— start of DATA PROVIDED —

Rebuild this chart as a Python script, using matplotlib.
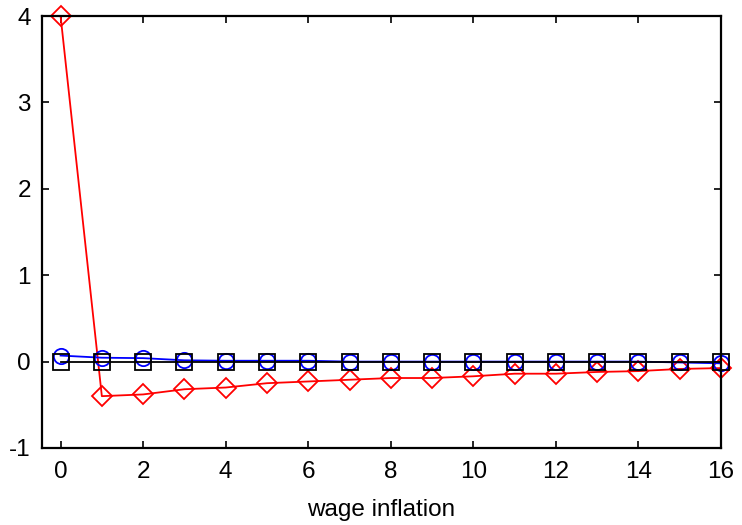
import matplotlib
matplotlib.use('Agg')
import matplotlib.pyplot as plt

periods = list(range(17))
red_vals = [4.0, -0.40, -0.38, -0.32, -0.30, -0.25, -0.23, -0.21, -0.19, -0.19,
            -0.17, -0.14, -0.14, -0.12, -0.11, -0.085, -0.075]
blue_vals = [0.07, 0.045, 0.04, 0.015, 0.01, 0.01, 0.01, 0.0, 0.0, 0.0,
             0.0, 0.0, 0.0, 0.0, 0.0, -0.01, -0.02]
black_vals = [0.0] * 17

plt.rcParams['font.family'] = ['Liberation Sans', 'DejaVu Sans']
plt.rcParams['axes.unicode_minus'] = False

fig = plt.figure(figsize=(7.42, 5.25), dpi=100)
ax = fig.add_axes([42 / 742, 77 / 525, 679 / 742, 432 / 525])

ax.plot(periods, red_vals, color='red', marker='D', markersize=10.5,
        markerfacecolor='none', markeredgewidth=1.3, linewidth=1.3, clip_on=False)
ax.plot(periods, blue_vals, color='blue', marker='o', markersize=11,
        markerfacecolor='none', markeredgewidth=1.3, linewidth=1.3, clip_on=False)
ax.plot(periods, black_vals, color='black', marker='s', markersize=11,
        markerfacecolor='none', markeredgewidth=1.3, linewidth=1.3, clip_on=False)

ax.set_xlim(-0.45, 16)
ax.set_ylim(-1, 4)
ax.set_xticks(range(0, 17, 2))
ax.set_yticks(range(-1, 5))
ax.tick_params(direction='in', length=5, width=1.2, labelsize=17.5, top=True, right=True)
ax.tick_params(axis='x', pad=9)
ax.tick_params(axis='y', pad=8)
for s in ax.spines.values():
    s.set_linewidth(1.6)
ax.set_xlabel('wage inflation', fontsize=17.5, labelpad=12)

fig.savefig('out.png', dpi=100)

— end of DATA PROVIDED —

__TASK TO CARRY OUT__:
Transcribe the listing in full and omit the pictures.

__RESPONSE TO THE TASK__:
Rebuild this chart as a Python script, using matplotlib.
import matplotlib
matplotlib.use('Agg')
import matplotlib.pyplot as plt

periods = list(range(17))
red_vals = [4.0, -0.40, -0.38, -0.32, -0.30, -0.25, -0.23, -0.21, -0.19, -0.19,
            -0.17, -0.14, -0.14, -0.12, -0.11, -0.085, -0.075]
blue_vals = [0.07, 0.045, 0.04, 0.015, 0.01, 0.01, 0.01, 0.0, 0.0, 0.0,
             0.0, 0.0, 0.0, 0.0, 0.0, -0.01, -0.02]
black_vals = [0.0] * 17

plt.rcParams['font.family'] = ['Liberation Sans', 'DejaVu Sans']
plt.rcParams['axes.unicode_minus'] = False

fig = plt.figure(figsize=(7.42, 5.25), dpi=100)
ax = fig.add_axes([42 / 742, 77 / 525, 679 / 742, 432 / 525])

ax.plot(periods, red_vals, color='red', marker='D', markersize=10.5,
        markerfacecolor='none', markeredgewidth=1.3, linewidth=1.3, clip_on=False)
ax.plot(periods, blue_vals, color='blue', marker='o', markersize=11,
        markerfacecolor='none', markeredgewidth=1.3, linewidth=1.3, clip_on=False)
ax.plot(periods, black_vals, color='black', marker='s', markersize=11,
        markerfacecolor='none', markeredgewidth=1.3, linewidth=1.3, clip_on=False)

ax.set_xlim(-0.45, 16)
ax.set_ylim(-1, 4)
ax.set_xticks(range(0, 17, 2))
ax.set_yticks(range(-1, 5))
ax.tick_params(direction='in', length=5, width=1.2, labelsize=17.5, top=True, right=True)
ax.tick_params(axis='x', pad=9)
ax.tick_params(axis='y', pad=8)
for s in ax.spines.values():
    s.set_linewidth(1.6)
ax.set_xlabel('wage inflation', fontsize=17.5, labelpad=12)

fig.savefig('out.png', dpi=100)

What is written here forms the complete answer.